-- Begin --
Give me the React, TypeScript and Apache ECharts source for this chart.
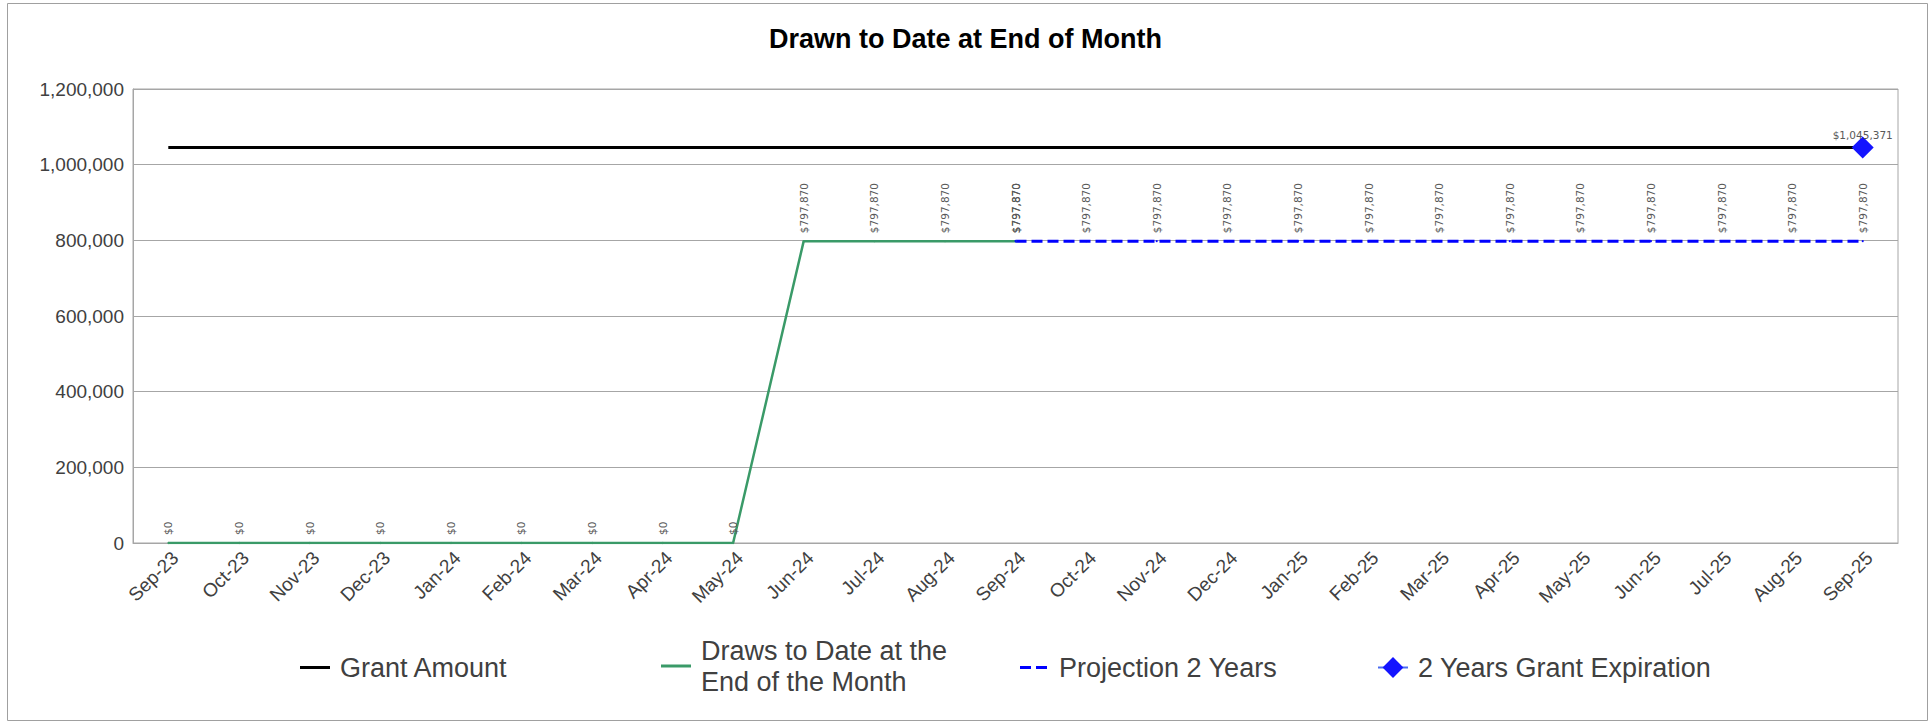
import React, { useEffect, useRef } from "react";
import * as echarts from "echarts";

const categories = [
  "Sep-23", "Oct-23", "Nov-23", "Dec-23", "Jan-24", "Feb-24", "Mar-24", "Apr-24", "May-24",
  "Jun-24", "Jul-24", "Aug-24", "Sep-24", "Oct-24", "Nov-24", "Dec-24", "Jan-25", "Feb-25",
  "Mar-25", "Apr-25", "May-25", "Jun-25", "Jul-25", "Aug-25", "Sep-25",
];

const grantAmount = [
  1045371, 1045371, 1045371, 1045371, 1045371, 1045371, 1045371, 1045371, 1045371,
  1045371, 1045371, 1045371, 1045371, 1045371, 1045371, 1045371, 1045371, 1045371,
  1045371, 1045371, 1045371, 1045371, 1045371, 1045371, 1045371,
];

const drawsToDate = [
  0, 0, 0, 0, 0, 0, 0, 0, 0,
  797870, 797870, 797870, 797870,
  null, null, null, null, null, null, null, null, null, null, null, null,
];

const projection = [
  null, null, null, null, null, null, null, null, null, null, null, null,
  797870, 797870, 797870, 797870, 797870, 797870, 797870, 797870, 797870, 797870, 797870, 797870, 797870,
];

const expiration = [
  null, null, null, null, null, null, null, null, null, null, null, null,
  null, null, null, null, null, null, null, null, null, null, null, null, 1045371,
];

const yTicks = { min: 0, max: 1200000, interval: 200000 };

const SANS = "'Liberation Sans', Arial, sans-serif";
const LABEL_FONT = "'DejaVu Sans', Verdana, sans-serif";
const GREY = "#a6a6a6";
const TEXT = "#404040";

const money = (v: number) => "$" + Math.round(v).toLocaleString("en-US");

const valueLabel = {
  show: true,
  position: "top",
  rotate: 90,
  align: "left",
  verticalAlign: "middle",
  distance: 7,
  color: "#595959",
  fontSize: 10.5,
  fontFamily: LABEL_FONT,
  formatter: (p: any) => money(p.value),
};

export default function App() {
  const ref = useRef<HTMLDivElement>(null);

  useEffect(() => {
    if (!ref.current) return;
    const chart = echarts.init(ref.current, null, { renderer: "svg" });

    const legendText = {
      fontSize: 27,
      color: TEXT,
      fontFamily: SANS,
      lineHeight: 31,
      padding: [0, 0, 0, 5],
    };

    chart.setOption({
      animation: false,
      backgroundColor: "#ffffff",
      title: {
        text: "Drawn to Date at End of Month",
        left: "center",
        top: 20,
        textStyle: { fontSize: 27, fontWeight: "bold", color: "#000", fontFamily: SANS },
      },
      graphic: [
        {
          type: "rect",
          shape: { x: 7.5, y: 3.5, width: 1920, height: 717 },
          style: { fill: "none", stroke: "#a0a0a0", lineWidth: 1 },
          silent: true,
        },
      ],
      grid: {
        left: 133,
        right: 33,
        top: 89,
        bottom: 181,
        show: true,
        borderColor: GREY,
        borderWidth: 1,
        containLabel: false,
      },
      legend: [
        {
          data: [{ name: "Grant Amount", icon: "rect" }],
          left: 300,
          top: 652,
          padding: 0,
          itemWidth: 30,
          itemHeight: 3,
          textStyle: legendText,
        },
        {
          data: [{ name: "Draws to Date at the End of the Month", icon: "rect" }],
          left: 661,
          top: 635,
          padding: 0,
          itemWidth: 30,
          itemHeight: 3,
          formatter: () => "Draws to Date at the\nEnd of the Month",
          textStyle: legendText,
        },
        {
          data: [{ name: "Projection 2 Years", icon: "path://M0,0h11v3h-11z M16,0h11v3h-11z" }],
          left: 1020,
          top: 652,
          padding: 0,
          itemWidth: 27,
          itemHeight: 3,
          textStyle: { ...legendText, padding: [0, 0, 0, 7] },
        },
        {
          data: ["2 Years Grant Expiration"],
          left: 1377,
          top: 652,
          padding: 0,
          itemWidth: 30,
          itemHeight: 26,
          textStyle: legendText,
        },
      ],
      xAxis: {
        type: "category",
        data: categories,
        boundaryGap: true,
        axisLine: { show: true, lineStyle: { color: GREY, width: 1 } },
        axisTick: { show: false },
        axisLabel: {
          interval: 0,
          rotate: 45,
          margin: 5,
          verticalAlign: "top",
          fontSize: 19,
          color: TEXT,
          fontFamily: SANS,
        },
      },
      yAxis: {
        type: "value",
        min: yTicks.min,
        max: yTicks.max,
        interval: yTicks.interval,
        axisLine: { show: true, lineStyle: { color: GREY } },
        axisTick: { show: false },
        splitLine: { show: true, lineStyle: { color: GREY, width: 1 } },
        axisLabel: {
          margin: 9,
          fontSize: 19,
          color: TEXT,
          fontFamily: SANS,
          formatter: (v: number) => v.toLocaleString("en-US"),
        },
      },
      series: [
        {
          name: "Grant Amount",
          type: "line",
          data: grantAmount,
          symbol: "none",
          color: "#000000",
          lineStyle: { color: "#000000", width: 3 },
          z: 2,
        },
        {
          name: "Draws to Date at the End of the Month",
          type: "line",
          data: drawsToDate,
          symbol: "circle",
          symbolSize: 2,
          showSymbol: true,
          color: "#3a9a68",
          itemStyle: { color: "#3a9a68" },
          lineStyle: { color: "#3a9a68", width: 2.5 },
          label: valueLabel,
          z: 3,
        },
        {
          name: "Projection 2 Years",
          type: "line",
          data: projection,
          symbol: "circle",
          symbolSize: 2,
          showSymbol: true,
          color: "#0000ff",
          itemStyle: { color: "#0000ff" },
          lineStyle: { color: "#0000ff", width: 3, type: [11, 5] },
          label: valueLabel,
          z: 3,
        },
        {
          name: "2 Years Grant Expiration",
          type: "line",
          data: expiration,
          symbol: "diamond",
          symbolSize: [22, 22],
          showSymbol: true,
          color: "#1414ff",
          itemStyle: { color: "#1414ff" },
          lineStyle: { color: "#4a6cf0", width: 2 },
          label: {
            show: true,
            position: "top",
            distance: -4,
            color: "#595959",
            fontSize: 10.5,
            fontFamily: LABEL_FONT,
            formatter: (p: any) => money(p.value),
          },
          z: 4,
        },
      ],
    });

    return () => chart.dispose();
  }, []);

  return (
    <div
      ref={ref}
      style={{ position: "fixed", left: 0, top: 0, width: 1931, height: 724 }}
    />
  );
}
-- End --
■ Stated problem ■
Keep the pictures out of the copy and write out the data exactly as it stands.

■ Task answer ■
Give me the React, TypeScript and Apache ECharts source for this chart.
import React, { useEffect, useRef } from "react";
import * as echarts from "echarts";

const categories = [
  "Sep-23", "Oct-23", "Nov-23", "Dec-23", "Jan-24", "Feb-24", "Mar-24", "Apr-24", "May-24",
  "Jun-24", "Jul-24", "Aug-24", "Sep-24", "Oct-24", "Nov-24", "Dec-24", "Jan-25", "Feb-25",
  "Mar-25", "Apr-25", "May-25", "Jun-25", "Jul-25", "Aug-25", "Sep-25",
];

const grantAmount = [
  1045371, 1045371, 1045371, 1045371, 1045371, 1045371, 1045371, 1045371, 1045371,
  1045371, 1045371, 1045371, 1045371, 1045371, 1045371, 1045371, 1045371, 1045371,
  1045371, 1045371, 1045371, 1045371, 1045371, 1045371, 1045371,
];

const drawsToDate = [
  0, 0, 0, 0, 0, 0, 0, 0, 0,
  797870, 797870, 797870, 797870,
  null, null, null, null, null, null, null, null, null, null, null, null,
];

const projection = [
  null, null, null, null, null, null, null, null, null, null, null, null,
  797870, 797870, 797870, 797870, 797870, 797870, 797870, 797870, 797870, 797870, 797870, 797870, 797870,
];

const expiration = [
  null, null, null, null, null, null, null, null, null, null, null, null,
  null, null, null, null, null, null, null, null, null, null, null, null, 1045371,
];

const yTicks = { min: 0, max: 1200000, interval: 200000 };

const SANS = "'Liberation Sans', Arial, sans-serif";
const LABEL_FONT = "'DejaVu Sans', Verdana, sans-serif";
const GREY = "#a6a6a6";
const TEXT = "#404040";

const money = (v: number) => "$" + Math.round(v).toLocaleString("en-US");

const valueLabel = {
  show: true,
  position: "top",
  rotate: 90,
  align: "left",
  verticalAlign: "middle",
  distance: 7,
  color: "#595959",
  fontSize: 10.5,
  fontFamily: LABEL_FONT,
  formatter: (p: any) => money(p.value),
};

export default function App() {
  const ref = useRef<HTMLDivElement>(null);

  useEffect(() => {
    if (!ref.current) return;
    const chart = echarts.init(ref.current, null, { renderer: "svg" });

    const legendText = {
      fontSize: 27,
      color: TEXT,
      fontFamily: SANS,
      lineHeight: 31,
      padding: [0, 0, 0, 5],
    };

    chart.setOption({
      animation: false,
      backgroundColor: "#ffffff",
      title: {
        text: "Drawn to Date at End of Month",
        left: "center",
        top: 20,
        textStyle: { fontSize: 27, fontWeight: "bold", color: "#000", fontFamily: SANS },
      },
      graphic: [
        {
          type: "rect",
          shape: { x: 7.5, y: 3.5, width: 1920, height: 717 },
          style: { fill: "none", stroke: "#a0a0a0", lineWidth: 1 },
          silent: true,
        },
      ],
      grid: {
        left: 133,
        right: 33,
        top: 89,
        bottom: 181,
        show: true,
        borderColor: GREY,
        borderWidth: 1,
        containLabel: false,
      },
      legend: [
        {
          data: [{ name: "Grant Amount", icon: "rect" }],
          left: 300,
          top: 652,
          padding: 0,
          itemWidth: 30,
          itemHeight: 3,
          textStyle: legendText,
        },
        {
          data: [{ name: "Draws to Date at the End of the Month", icon: "rect" }],
          left: 661,
          top: 635,
          padding: 0,
          itemWidth: 30,
          itemHeight: 3,
          formatter: () => "Draws to Date at the\nEnd of the Month",
          textStyle: legendText,
        },
        {
          data: [{ name: "Projection 2 Years", icon: "path://M0,0h11v3h-11z M16,0h11v3h-11z" }],
          left: 1020,
          top: 652,
          padding: 0,
          itemWidth: 27,
          itemHeight: 3,
          textStyle: { ...legendText, padding: [0, 0, 0, 7] },
        },
        {
          data: ["2 Years Grant Expiration"],
          left: 1377,
          top: 652,
          padding: 0,
          itemWidth: 30,
          itemHeight: 26,
          textStyle: legendText,
        },
      ],
      xAxis: {
        type: "category",
        data: categories,
        boundaryGap: true,
        axisLine: { show: true, lineStyle: { color: GREY, width: 1 } },
        axisTick: { show: false },
        axisLabel: {
          interval: 0,
          rotate: 45,
          margin: 5,
          verticalAlign: "top",
          fontSize: 19,
          color: TEXT,
          fontFamily: SANS,
        },
      },
      yAxis: {
        type: "value",
        min: yTicks.min,
        max: yTicks.max,
        interval: yTicks.interval,
        axisLine: { show: true, lineStyle: { color: GREY } },
        axisTick: { show: false },
        splitLine: { show: true, lineStyle: { color: GREY, width: 1 } },
        axisLabel: {
          margin: 9,
          fontSize: 19,
          color: TEXT,
          fontFamily: SANS,
          formatter: (v: number) => v.toLocaleString("en-US"),
        },
      },
      series: [
        {
          name: "Grant Amount",
          type: "line",
          data: grantAmount,
          symbol: "none",
          color: "#000000",
          lineStyle: { color: "#000000", width: 3 },
          z: 2,
        },
        {
          name: "Draws to Date at the End of the Month",
          type: "line",
          data: drawsToDate,
          symbol: "circle",
          symbolSize: 2,
          showSymbol: true,
          color: "#3a9a68",
          itemStyle: { color: "#3a9a68" },
          lineStyle: { color: "#3a9a68", width: 2.5 },
          label: valueLabel,
          z: 3,
        },
        {
          name: "Projection 2 Years",
          type: "line",
          data: projection,
          symbol: "circle",
          symbolSize: 2,
          showSymbol: true,
          color: "#0000ff",
          itemStyle: { color: "#0000ff" },
          lineStyle: { color: "#0000ff", width: 3, type: [11, 5] },
          label: valueLabel,
          z: 3,
        },
        {
          name: "2 Years Grant Expiration",
          type: "line",
          data: expiration,
          symbol: "diamond",
          symbolSize: [22, 22],
          showSymbol: true,
          color: "#1414ff",
          itemStyle: { color: "#1414ff" },
          lineStyle: { color: "#4a6cf0", width: 2 },
          label: {
            show: true,
            position: "top",
            distance: -4,
            color: "#595959",
            fontSize: 10.5,
            fontFamily: LABEL_FONT,
            formatter: (p: any) => money(p.value),
          },
          z: 4,
        },
      ],
    });

    return () => chart.dispose();
  }, []);

  return (
    <div
      ref={ref}
      style={{ position: "fixed", left: 0, top: 0, width: 1931, height: 724 }}
    />
  );
}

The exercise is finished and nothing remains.